Several of the other characters are easily dismissed in this way. Nephren is the nigh-emotionless girl. Ithea is the gadfly. Chtholly, a.k.a. main girl, is the tsundere. Up until the end of episode four, I had a better opinion of her. After that, it's clear that being a tsundere is her defining character trait. It would be easy to declare main guy, a.k.a. Willem, to be the typical slightly moody light novel protagonist. For once, this seems to be a bit unfair. His broodiness stems from understandable guilt and unresolved grief, and he doesn't seem to project the typical too-cool-to-care nonsense that generally goes with the archetype. Whether he's as overpowered as the typical escapist protagonist remains to be seen, but the fact that he's been defeated at least once, and even shown as mostly helpless in the scope of the narrative, makes it hard to compare him to the likes of Tatsuya Shiba.

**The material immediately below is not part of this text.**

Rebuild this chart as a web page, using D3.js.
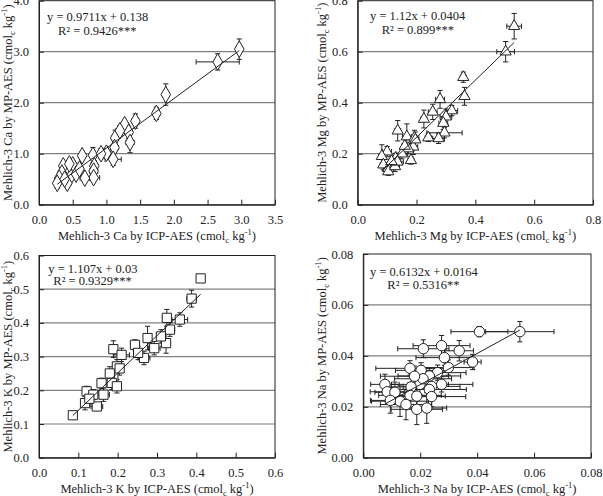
<!DOCTYPE html>
<html><head><meta charset="utf-8">
<script src="https://cdn.jsdelivr.net/npm/d3@7"></script>
<style>body{margin:0;background:#fff}svg{display:block}svg text{font-family:'Liberation Serif','Times New Roman',Times,serif !important;fill:#222}</style>
</head><body><svg id="c" width="603" height="496" font-family="Liberation Serif, Times New Roman, serif"></svg>
<script>
// ---------- Data ----------
const caX   = [2.97,2.65,1.88,1.74,1.43,1.27,1.33,1.35,1.13,1.12,1.00,1.10,0.80,0.64,0.82,0.81,0.81,0.68,0.50,0.42,0.36,0.34,0.47,0.30,0.42,0.27,0.55,0.60,0.38,0.45,1.20,0.92];
const caY   = [3.05,2.80,2.16,1.79,1.64,1.57,1.42,1.22,1.31,1.12,1.01,0.89,0.97,0.96,0.76,0.66,0.53,0.52,0.78,0.68,0.76,0.62,0.55,0.52,0.42,0.42,0.60,0.70,0.50,0.80,1.45,1.00];
const caXErr= [0.05,0.32,0.04,0.05,0.05,0.05,0.05,0.06,0.05,0.06,0.06,0.12,0.05,0.05,0.05,0.06,0.09,0.07,0.05,0.05,0.04,0.04,0.06,0.04,0.05,0.04,0.05,0.05,0.05,0.05,0.06,0.05];
const caYErr= [0.20,0.16,0.21,0.12,0.14,0.06,0.12,0.20,0.15,0.10,0.10,0.12,0.15,0.08,0.10,0.08,0.06,0.05,0.08,0.10,0.08,0.08,0.06,0.06,0.05,0.10,0.06,0.07,0.06,0.07,0.10,0.10];

const mgX   = [0.532,0.503,0.359,0.363,0.280,0.255,0.225,0.320,0.300,0.291,0.295,0.275,0.240,0.136,0.167,0.193,0.189,0.172,0.181,0.150,0.129,0.100,0.082,0.087,0.104,0.104,0.127,0.135,0.160,0.196,0.115];
const mgY   = [0.700,0.600,0.500,0.425,0.413,0.364,0.336,0.369,0.345,0.320,0.282,0.260,0.263,0.290,0.267,0.262,0.227,0.220,0.174,0.200,0.182,0.208,0.190,0.157,0.143,0.130,0.150,0.168,0.230,0.255,0.170];
const mgXErr= [0.025,0.030,0.010,0.010,0.015,0.015,0.010,0.020,0.020,0.015,0.060,0.020,0.010,0.010,0.015,0.015,0.015,0.020,0.010,0.020,0.015,0.015,0.010,0.010,0.015,0.010,0.015,0.020,0.010,0.010,0.010];
const mgYErr= [0.050,0.040,0.020,0.035,0.035,0.030,0.035,0.020,0.030,0.025,0.020,0.020,0.015,0.040,0.050,0.030,0.030,0.020,0.015,0.020,0.020,0.020,0.045,0.020,0.015,0.015,0.020,0.020,0.030,0.030,0.020];

const kX    = [0.411,0.388,0.358,0.325,0.333,0.323,0.293,0.310,0.276,0.267,0.244,0.252,0.189,0.210,0.198,0.189,0.185,0.198,0.159,0.164,0.147,0.121,0.117,0.138,0.086,0.205,0.180,0.128];
const kY    = [0.532,0.472,0.410,0.415,0.380,0.340,0.325,0.360,0.355,0.296,0.335,0.311,0.322,0.305,0.271,0.241,0.222,0.212,0.221,0.187,0.152,0.197,0.162,0.187,0.126,0.265,0.250,0.175];
const kXErr = [0.005,0.012,0.020,0.010,0.012,0.010,0.015,0.010,0.010,0.015,0.010,0.010,0.010,0.020,0.010,0.010,0.010,0.010,0.010,0.015,0.015,0.010,0.010,0.010,0.005,0.010,0.010,0.010];
const kYErr = [0.010,0.025,0.020,0.025,0.020,0.030,0.020,0.020,0.035,0.020,0.015,0.020,0.025,0.020,0.020,0.020,0.020,0.020,0.015,0.020,0.010,0.015,0.020,0.015,0.005,0.020,0.020,0.015];

const naX   = [0.0550,0.0408,0.0337,0.0275,0.0211,0.0285,0.0384,0.0299,0.0261,0.0232,0.0203,0.0164,0.0275,0.0240,0.0232,0.0199,0.0168,0.0076,0.0084,0.0111,0.0164,0.0188,0.0240,0.0129,0.0150,0.0188,0.0223,0.0095,0.0210,0.0180];
const naY   = [0.0495,0.0495,0.0420,0.0440,0.0428,0.0393,0.0376,0.0354,0.0334,0.0321,0.0343,0.0351,0.0288,0.0280,0.0268,0.0288,0.0278,0.0288,0.0259,0.0257,0.0245,0.0242,0.0240,0.0222,0.0209,0.0190,0.0195,0.0225,0.0310,0.0320];
const naXErr= [0.012,0.010,0.005,0.010,0.009,0.010,0.003,0.009,0.010,0.011,0.009,0.012,0.011,0.010,0.013,0.010,0.010,0.005,0.006,0.007,0.011,0.010,0.012,0.010,0.009,0.009,0.007,0.007,0.010,0.012];
const naYErr= [0.004,0.002,0.004,0.004,0.0035,0.003,0.003,0.003,0.003,0.003,0.003,0.003,0.003,0.003,0.004,0.004,0.004,0.004,0.004,0.004,0.005,0.005,0.004,0.006,0.006,0.006,0.006,0.005,0.004,0.004];

const caTicksX = [0,0.5,1,1.5,2,2.5,3,3.5], caTicksY = [0,1,2,3,4];
const mgTicksX = [0,0.2,0.4,0.6,0.8],      mgTicksY = [0,0.2,0.4,0.6,0.8];
const kTicksX  = [0,0.1,0.2,0.3,0.4,0.5,0.6], kTicksY = [0,0.1,0.2,0.3,0.4,0.5,0.6];
const naTicksX = [0,0.02,0.04,0.06,0.08],  naTicksY = [0,0.02,0.04,0.06,0.08];

const fits = [
  {slope:0.9711, icpt:0.138,  eq:"y = 0.9711x + 0.138",  r2:"R² = 0.9426***"},
  {slope:1.12,   icpt:0.0404, eq:"y = 1.12x + 0.0404",   r2:"R² = 0.899***"},
  {slope:1.107,  icpt:0.03,   eq:"y = 1.107x + 0.03",    r2:"R² = 0.9329***"},
  {slope:0.6132, icpt:0.0164, eq:"y = 0.6132x + 0.0164", r2:"R² = 0.5316**"}
];
const elements = ["Ca","Mg","K","Na"];

// ---------- Layout ----------
const FF = "'Liberation Serif','Times New Roman',Times,serif";
const panels = [
  {X:caX,Y:caY,XE:caXErr,YE:caYErr, tx:caTicksX, ty:caTicksY, fmt:".1f", shape:"diamond",
   L:39,R:275,T:0.7,B:204.7, eqX:47,eqY:21, r2X:58,r2Y:35, ytX:8},
  {X:mgX,Y:mgY,XE:mgXErr,YE:mgYErr, tx:mgTicksX, ty:mgTicksY, fmt:".1f", shape:"triangle",
   L:357.7,R:593,T:0.7,B:204.7, eqX:370,eqY:20, r2X:381.7,r2Y:33.5, ytX:322},
  {X:kX,Y:kY,XE:kXErr,YE:kYErr, tx:kTicksX, ty:kTicksY, fmt:".1f", shape:"square",
   L:39,R:275,T:255.5,B:457.7, eqX:48.3,eqY:272.5, r2X:53.3,r2Y:284.5, ytX:8},
  {X:naX,Y:naY,XE:naXErr,YE:naYErr, tx:naTicksX, ty:naTicksY, fmt:".2f", shape:"circle",
   L:363.3,R:591,T:254,B:457.7, eqX:370,eqY:276, r2X:387.3,r2Y:289, ytX:322}
];

const svg = d3.select("#c");
const ink = "#222";

panels.forEach((p,i)=>{
  const fit = fits[i], el = elements[i];
  const x = d3.scaleLinear().domain(d3.extent(p.tx)).range([p.L,p.R]);
  const y = d3.scaleLinear().domain(d3.extent(p.ty)).range([p.B,p.T]);
  const g = svg.append("g");

  g.selectAll("line.grid").data(p.ty.slice(1,-1)).join("line")
    .attr("x1",p.L).attr("x2",p.R).attr("y1",d=>y(d)).attr("y2",d=>y(d))
    .attr("stroke","#808080").attr("stroke-width",1.2);

  g.append("rect").attr("x",p.L).attr("y",p.T).attr("width",p.R-p.L).attr("height",p.B-p.T)
    .attr("fill","none").attr("stroke",ink).attr("stroke-width",1);

  const fmt = d3.format(p.fmt);
  const xa = g.append("g").attr("transform",`translate(0,${p.B})`)
    .call(d3.axisBottom(x).tickValues(p.tx).tickFormat(fmt).tickSizeInner(-5).tickSizeOuter(0).tickPadding(10));
  const ya = g.append("g").attr("transform",`translate(${p.L},0)`)
    .call(d3.axisLeft(y).tickValues(p.ty).tickFormat(fmt).tickSizeInner(-5).tickSizeOuter(0).tickPadding(10));
  [xa,ya].forEach(a=>{
    a.attr("font-family",FF).attr("font-size",12.5);
    a.select(".domain").attr("stroke",ink);
    a.selectAll(".tick line").attr("stroke",ink);
    a.selectAll(".tick text").attr("fill",ink);
  });

  const title = (sel, name)=>{
    sel.append("tspan").text(name);
    sel.append("tspan").attr("font-size",8.5).attr("dy",3).text("c");
    sel.append("tspan").attr("dy",-3).text(" kg");
    sel.append("tspan").attr("font-size",8.5).attr("dy",-5).text("-1");
    sel.append("tspan").attr("dy",5).text(")");
  };
  const xt = g.append("text").attr("x",(p.L+p.R)/2).attr("y",p.B+35).attr("text-anchor","middle")
    .attr("font-size",12.5).attr("font-family",FF);
  title(xt, `Mehlich-3 ${el} by ICP-AES (cmol`);

  const cy = (p.T+p.B)/2;
  const yt = g.append("text").attr("transform",`translate(${p.ytX+4},${cy}) rotate(-90)`)
    .attr("text-anchor","middle").attr("font-size",12.5).attr("font-family",FF);
  title(yt, `Mehlich-3 ${el} by MP-AES (cmol`);

  const pts = p.X.map((v,k)=>({x:v,y:p.Y[k],xe:p.XE[k],ye:p.YE[k]}));
  const cap = 2.6;
  const eb = g.append("g").attr("stroke",ink).attr("stroke-width",1).attr("fill","none");
  pts.forEach(d=>{
    const px=x(d.x), py=y(d.y);
    const x0=x(d.x-d.xe), x1=x(d.x+d.xe), y0=y(d.y-d.ye), y1=y(d.y+d.ye);
    eb.append("path").attr("d",
      `M${x0},${py}H${x1}M${x0},${py-cap}V${py+cap}M${x1},${py-cap}V${py+cap}`+
      `M${px},${y0}V${y1}M${px-cap},${y0}H${px+cap}M${px-cap},${y1}H${px+cap}`);
  });

  const sym = {diamond:d3.symbolDiamond, triangle:d3.symbolTriangle, square:d3.symbolSquare, circle:d3.symbolCircle}[p.shape];
  const size = {diamond:80, triangle:55, square:85, circle:85}[p.shape];
  g.selectAll("path.pt").data(pts).join("path")
    .attr("transform",d=>`translate(${x(d.x)},${y(d.y)})`)
    .attr("d",d3.symbol(sym,size)).attr("fill","#fff").attr("stroke",ink).attr("stroke-width",1);

  const [xmin,xmax] = d3.extent(p.X);
  g.append("line").attr("x1",x(xmin)).attr("y1",y(fit.slope*xmin+fit.icpt))
    .attr("x2",x(xmax)).attr("y2",y(fit.slope*xmax+fit.icpt))
    .attr("stroke",ink).attr("stroke-width",1);

  g.append("text").attr("x",p.eqX).attr("y",p.eqY).attr("font-size",12.5).attr("font-family",FF).text(fit.eq);
  g.append("text").attr("x",p.r2X).attr("y",p.r2Y).attr("font-size",12.5).attr("font-family",FF).text(fit.r2);
});
</script></body></html>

All in all, this show could have been something good. This isn't mere speculation, as the first episode stands as testament to this potential. It has aspects I like without reservation, such as the scenery porn and the soundtrack. However, the medium of the source material, and the expectations associated with it, soiled it a bit. There were too many annoying distractions to allow me to enjoy the good things.